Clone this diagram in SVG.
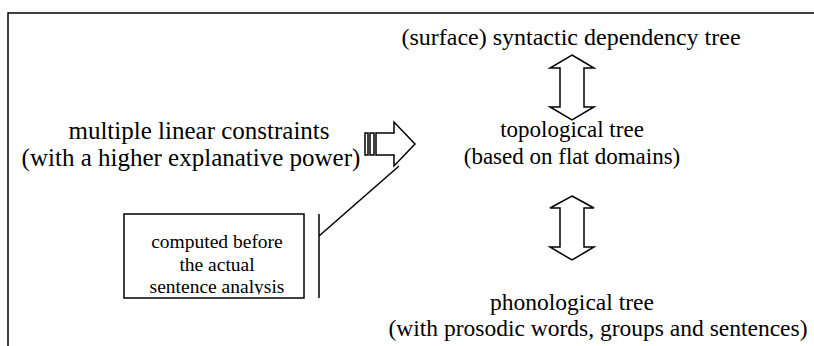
<svg xmlns="http://www.w3.org/2000/svg" width="814" height="346" viewBox="0 0 814 346">
<style>
.t{font-family:"Liberation Serif","Times New Roman",serif;font-size:24px;fill:#000;text-anchor:middle}
.m{font-size:23px}
.b{font-size:23.5px}
.l{font-size:25px}
.s{font-family:"Liberation Serif","Times New Roman",serif;font-size:19.5px;fill:#000;text-anchor:middle}
.ln{fill:none;stroke:#000;stroke-width:1.5}
.ar{fill:#fff;stroke:#000;stroke-width:1.5;stroke-linejoin:miter}
</style>
<defs>
<clipPath id="boxclip"><rect x="124" y="214" width="180" height="80.5"/></clipPath>
</defs>
<rect width="814" height="346" fill="#fff"/>
<g id="frame"><path class="ln" d="M8,346 V13 H814"/></g>
<g id="syntactic"><text class="t" x="571" y="45">(surface) syntactic dependency tree</text></g>
<g id="topological"><text class="t m" x="572" y="137">topological tree</text><text class="t m" x="572" y="164">(based on flat domains)</text></g>
<g id="phonological"><text class="t b" x="572" y="310">phonological tree</text><text class="t b" x="598" y="336">(with prosodic words, groups and sentences)</text></g>
<g id="constraints"><text class="t l" x="199" y="139">multiple linear constraints</text><text class="t l" x="191" y="166">(with a higher explanative power)</text></g>
<g id="note"><rect class="ln" x="124" y="214" width="180" height="84"/>
<g clip-path="url(#boxclip)"><text class="s" x="217" y="248">computed before</text><text class="s" x="217" y="271">the actual</text><text class="s" x="217" y="293">sentence analysis</text></g></g>
<g id="connectors">
<path class="ar" d="M572,55 L594,68 H584 V107 H594 L572,120 L550,107 H560 V68 H550 Z"/>
<path class="ar" d="M572,196 L594,208 H584 V247 H594 L572,260 L550,247 H560 V208 H550 Z"/>
<rect class="ar" x="365" y="133" width="3" height="22"/>
<rect class="ar" x="370" y="133" width="4" height="22"/>
<path class="ar" d="M376,133 H394 V122 L415,144 L394,166 V155 H376 Z"/>
<path class="ln" d="M319,214 V298 M319,236 L399,166"/>
</g>
</svg>
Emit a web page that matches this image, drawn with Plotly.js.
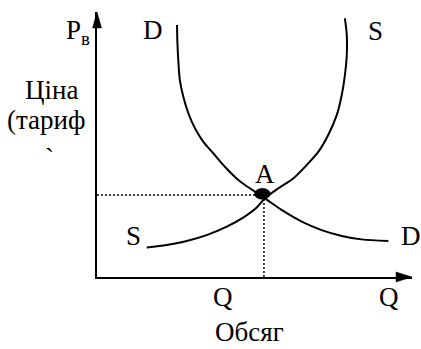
<!DOCTYPE html>
<html>
<head>
<meta charset="utf-8">
<script src="https://cdn.plot.ly/plotly-3.0.1.min.js"></script>
<style>
  html, body { margin: 0; padding: 0; background: #fff; }
  #chart { width: 421px; height: 349px; }
</style>
</head>
<body>
<div id="chart"></div>
<script>
// Крива попиту D (обсяг, ціна)
var demandQ = [2.54, 2.55, 2.58, 2.63, 2.74, 2.90, 3.11, 3.37, 3.69, 4.06, 4.43, 4.70, 5.33, 5.86, 6.50, 7.13, 7.77, 8.40, 9.25];
var demandP = [9.51, 8.94, 8.19, 7.43, 6.80, 6.18, 5.61, 5.11, 4.67, 4.16, 3.72, 3.47, 2.97, 2.53, 2.09, 1.77, 1.55, 1.42, 1.36];

// Крива пропозиції S
var supplyQ = [1.58, 2.21, 2.85, 3.48, 4.12, 4.64, 5.07, 5.33, 5.76, 6.23, 6.66, 7.03, 7.34, 7.61, 7.77, 7.87, 7.93, 7.93, 7.87];
var supplyP = [1.11, 1.21, 1.36, 1.58, 1.90, 2.24, 2.62, 2.97, 3.35, 3.72, 4.23, 4.73, 5.36, 6.11, 6.87, 7.62, 8.38, 9.13, 9.76];

// Точка рівноваги A
var eqQ = 5.30;
var eqP = 3.09;

var xMax = 10;
var yMax = 10;

// розмір області графіка в пікселях (для стрілок)
var plotW = 421 - 97 - 9;
var plotH = 349 - 12 - 72;
var arrowLen = 16;
var arrowHalf = 5;

var FONT = '"Liberation Serif", "Times New Roman", Times, serif';

var CHART = document.getElementById('chart');

var lineD = {
  x: demandQ, y: demandP,
  mode: 'lines', type: 'scatter',
  line: { color: '#000', width: 2, shape: 'spline', smoothing: 0.8 }
};

var lineS = {
  x: supplyQ, y: supplyP,
  mode: 'lines', type: 'scatter',
  line: { color: '#000', width: 2, shape: 'spline', smoothing: 0.8 }
};

// пунктир до осей
var dotH = {
  x: [0, eqQ], y: [eqP, eqP],
  mode: 'lines', type: 'scatter',
  line: { color: '#000', width: 1.5, dash: '2px,2px' }
};
var dotV = {
  x: [eqQ, eqQ], y: [0, eqP],
  mode: 'lines', type: 'scatter',
  line: { color: '#000', width: 1.5, dash: '2px,2px' }
};

function label(text, x, y, ref, yanchor) {
  return {
    text: text, x: x, y: y,
    xref: ref || 'x', yref: ref === 'paper' ? 'paper' : 'y',
    showarrow: false, xanchor: 'center', yanchor: yanchor || 'middle',
    font: { family: FONT, size: 27, color: '#000' }
  };
}

var ax = arrowLen / plotW, ahx = arrowHalf / plotH;   // стрілка осі X
var ay = arrowLen / plotH, ahy = (arrowHalf - 0.5) / plotW; // стрілка осі Y

var layout = {
  width: 421,
  height: 349,
  margin: { l: 97, r: 9, t: 12, b: 72, pad: 0 },
  paper_bgcolor: '#fff',
  plot_bgcolor: '#fff',
  showlegend: false,
  hovermode: false,
  font: { family: FONT, color: '#000' },
  xaxis: {
    range: [0, xMax], showgrid: false, zeroline: false,
    showticklabels: false, ticks: '',
    showline: true, linewidth: 2, linecolor: '#000'
  },
  yaxis: {
    range: [0, yMax], showgrid: false, zeroline: false,
    showticklabels: false, ticks: '',
    showline: true, linewidth: 2, linecolor: '#000'
  },
  shapes: [
    {
      type: 'path', xref: 'paper', yref: 'paper',
      path: 'M 1 0 L ' + (1 - ax) + ' ' + ahx + ' L ' + (1 - ax) + ' ' + (-ahx) + ' Z',
      fillcolor: '#000', line: { color: '#000', width: 0.5 }
    },
    {
      type: 'path', xref: 'paper', yref: 'paper',
      path: 'M 0 1 L ' + (-ahy) + ' ' + (1 - ay) + ' L ' + ahy + ' ' + (1 - ay) + ' Z',
      fillcolor: '#000', line: { color: '#000', width: 0.5 }
    },
    // точка A
    {
      type: 'circle', xref: 'x', yref: 'y',
      xsizemode: 'pixel', ysizemode: 'pixel', xanchor: eqQ - 0.05, yanchor: eqP + 0.05,
      x0: -8, x1: 8, y0: -5.5, y1: 5.5,
      fillcolor: '#000', line: { color: '#000', width: 0.5 }
    }
  ],
  annotations: [
    label('P<sub>в</sub>', -0.06, 0.925, 'paper'),
    label('Ціна', -0.146, 0.705, 'paper'),
    label('(тариф', -0.159, 0.592, 'paper'),
    label('`', -0.152, 0.449, 'paper'),
    label('Q', 0.40, -0.075, 'paper'),
    label('Q', 0.927, -0.075, 'paper'),
    label('Обсяг', 0.483, -0.272, 'paper', 'bottom'),
    label('D', 1.79, 9.32),
    label('S', 8.83, 9.28),
    label('A', 5.33, 3.89),
    label('S', 1.17, 1.55),
    label('D', 9.97, 1.55)
  ]
};

var config = { staticPlot: true, displayModeBar: false };

Plotly.newPlot(CHART, [dotH, dotV, lineD, lineS], layout, config);
</script>
</body>
</html>
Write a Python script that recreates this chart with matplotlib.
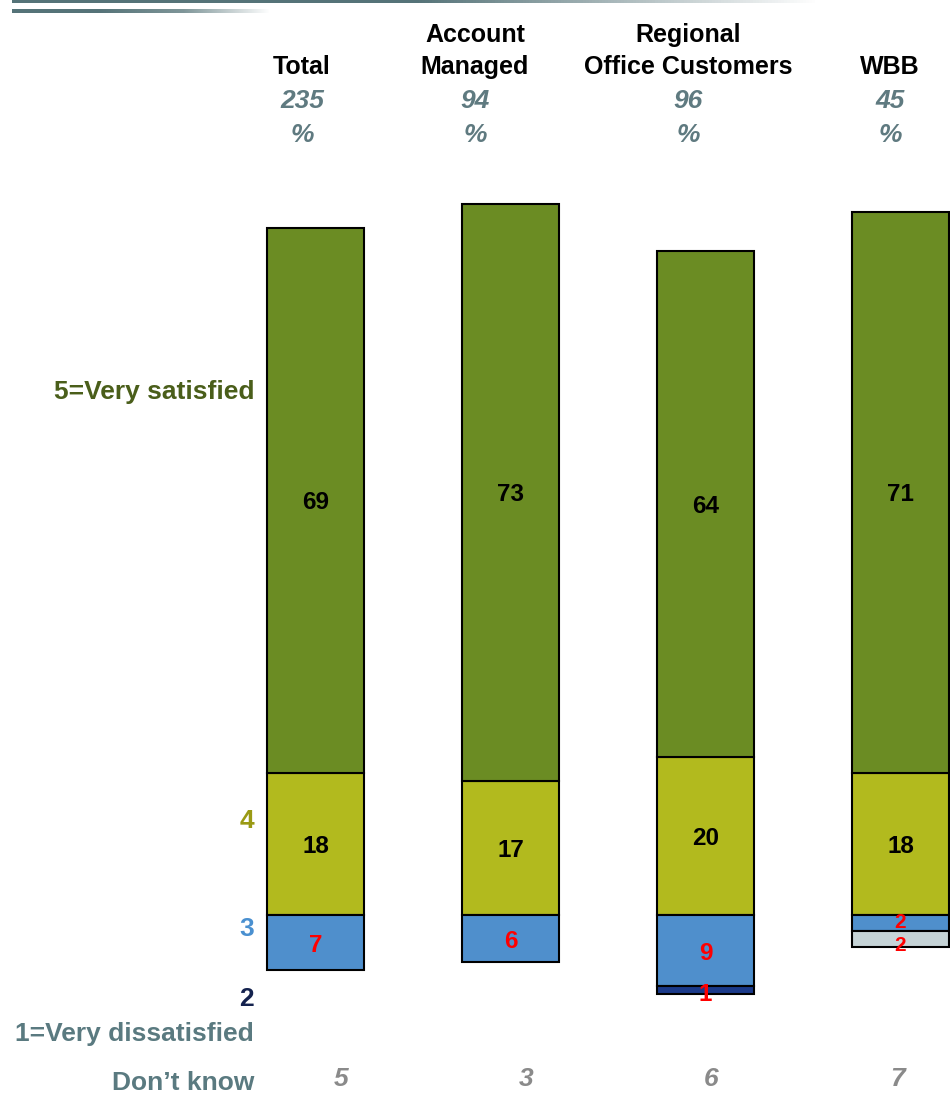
import numpy as np
import matplotlib
matplotlib.use("Agg")
import matplotlib.pyplot as plt
from matplotlib.colors import LinearSegmentedColormap

plt.rcParams['font.family'] = ['Liberation Sans', 'DejaVu Sans']

# ---- data ----
groups = ["Total", "Account\nManaged", "Regional\nOffice Customers", "WBB"]
bases = ["235", "94", "96", "45"]
very_satisfied = [69, 73, 64, 71]   # 5
satisfied = [18, 17, 20, 18]        # 4
neutral = [7, 6, 9, 2]              # 3
dissatisfied = [0, 0, 1, 0]         # 2
very_dissatisfied = [0, 0, 0, 2]    # 1
dont_know = [5, 3, 6, 7]
row_labels = ["5=Very satisfied", "4", "3", "2", "1=Very dissatisfied", "Don\u2019t know"]

W, H = 950, 1094
fig = plt.figure(figsize=(W / 100, H / 100), dpi=100)

def fx(px):
    return px / W

def fy(py):
    return 1 - py / H

# colours
c5, c4, c3, c2, c1 = "#6B8C23", "#B2BA1E", "#4F8FCC", "#1B3A8A", "#C5D3D6"

ax = fig.add_axes([0, 0, 1, 1])
ax.set_axis_off()
ppu = 7.9
base_px = 915
ax.set_ylim((base_px - H) / ppu, base_px / ppu)
spacing = 195.0
x0 = 315.5
ax.set_xlim(-x0 / spacing, (W - x0) / spacing)

x = np.arange(len(groups))
bw = 97 / spacing
ekw = dict(edgecolor="black", linewidth=1.5, width=bw)

s4 = np.array(satisfied)
s5 = np.array(very_satisfied)
n3 = np.array(neutral)
n2 = np.array(dissatisfied)
n1 = np.array(very_dissatisfied)

ax.bar(x, s4, bottom=0, color=c4, **ekw)
ax.bar(x, s5, bottom=s4, color=c5, **ekw)
ax.bar(x, -n3, bottom=0, color=c3, **ekw)
for i in range(len(x)):
    if n2[i] > 0:
        ax.bar(x[i], -n2[i], bottom=-n3[i], color=c2, **ekw)
    if n1[i] > 0:
        ax.bar(x[i], -n1[i], bottom=-n3[i] - n2[i], color=c1, **ekw)

lab_kw = dict(ha="center", va="center_baseline", fontweight="bold")
for i in range(len(x)):
    ax.text(x[i], s4[i] + s5[i] / 2, str(s5[i]), color="black", fontsize=17.5, **lab_kw)
    ax.text(x[i], s4[i] / 2, str(s4[i]), color="black", fontsize=17.5, **lab_kw)
    crowded = (n2[i] + n1[i] > 0 and n3[i] < 4)
    fs_small = 15 if crowded else 17.5
    if n3[i] > 0:
        dy = 0.35 if crowded else 0
        ax.text(x[i], -n3[i] / 2 + dy, str(n3[i]), color="red", fontsize=fs_small, **lab_kw)
    if n2[i] > 0:
        ax.text(x[i], -n3[i] - n2[i] / 2 - 0.3, str(n2[i]), color="red", fontsize=17.5, **lab_kw)
    if n1[i] > 0:
        dy = 0.55 if crowded else 0.3
        ax.text(x[i], -n3[i] - n2[i] - n1[i] / 2 - dy, str(n1[i]), color="red",
                fontsize=fs_small, **lab_kw)

# headers
hdr_x = [302, 475, 688, 890]
for i, g in enumerate(groups):
    fig.text(fx(hdr_x[i]), fy(74), g, ha="center", va="baseline", fontsize=18,
             fontweight="bold", color="black", linespacing=1.4)
    fig.text(fx(hdr_x[i]), fy(99), bases[i], ha="center", va="center_baseline", fontsize=19,
             fontweight="bold", fontstyle="italic", color="#5F7A80")
    fig.text(fx(hdr_x[i]), fy(132), "%", ha="center", va="center_baseline", fontsize=19,
             fontweight="bold", fontstyle="italic", color="#5F7A80")

# don't know values
dk_x = [341, 526, 711, 897]
for i, v in enumerate(dont_know):
    fig.text(fx(dk_x[i]), fy(1077), str(v), ha="center", va="center_baseline", fontsize=19,
             fontweight="bold", fontstyle="italic", color="#8A8A8A")

# row labels
row_y = [389, 818, 926, 997, 1031, 1081]
row_c = ["#4A5E1A", "#9A9A14", "#4A90D0", "#14224E", "#5A7A80", "#5A7A80"]
for lab, yy, cc in zip(row_labels, row_y, row_c):
    fig.text(fx(254), fy(yy), lab, ha="right", va="center_baseline", fontsize=19,
             fontweight="bold", color=cc)

# decorative gradient lines at top
cmap = LinearSegmentedColormap.from_list("fade", ["#557378", "#557378", "#ffffff"])
grad = np.linspace(0, 1, 256).reshape(1, -1)
lax1 = fig.add_axes([fx(12), fy(3), fx(820 - 12), 3 / H])
lax1.imshow(grad, aspect="auto", cmap=cmap)
lax1.set_axis_off()
cmap2 = LinearSegmentedColormap.from_list("fade2", ["#557378", "#557378", "#7f9699", "#ffffff"])
lax2 = fig.add_axes([fx(12), fy(13), fx(270 - 12), 4 / H])
lax2.imshow(grad, aspect="auto", cmap=cmap2)
lax2.set_axis_off()

fig.savefig("out.png", dpi=100)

◆ Work to complete: Write out the lines beginning with the one that contains "Write a Python" and ending with the one that contains "plt.rcParams['font.family'] = ['Liberation", exactly as given. Leave pictures out.

◆ Output for this task:
Write a Python script that recreates this chart with matplotlib.
import numpy as np
import matplotlib
matplotlib.use("Agg")
import matplotlib.pyplot as plt
from matplotlib.colors import LinearSegmentedColormap

plt.rcParams['font.family'] = ['Liberation Sans', 'DejaVu Sans']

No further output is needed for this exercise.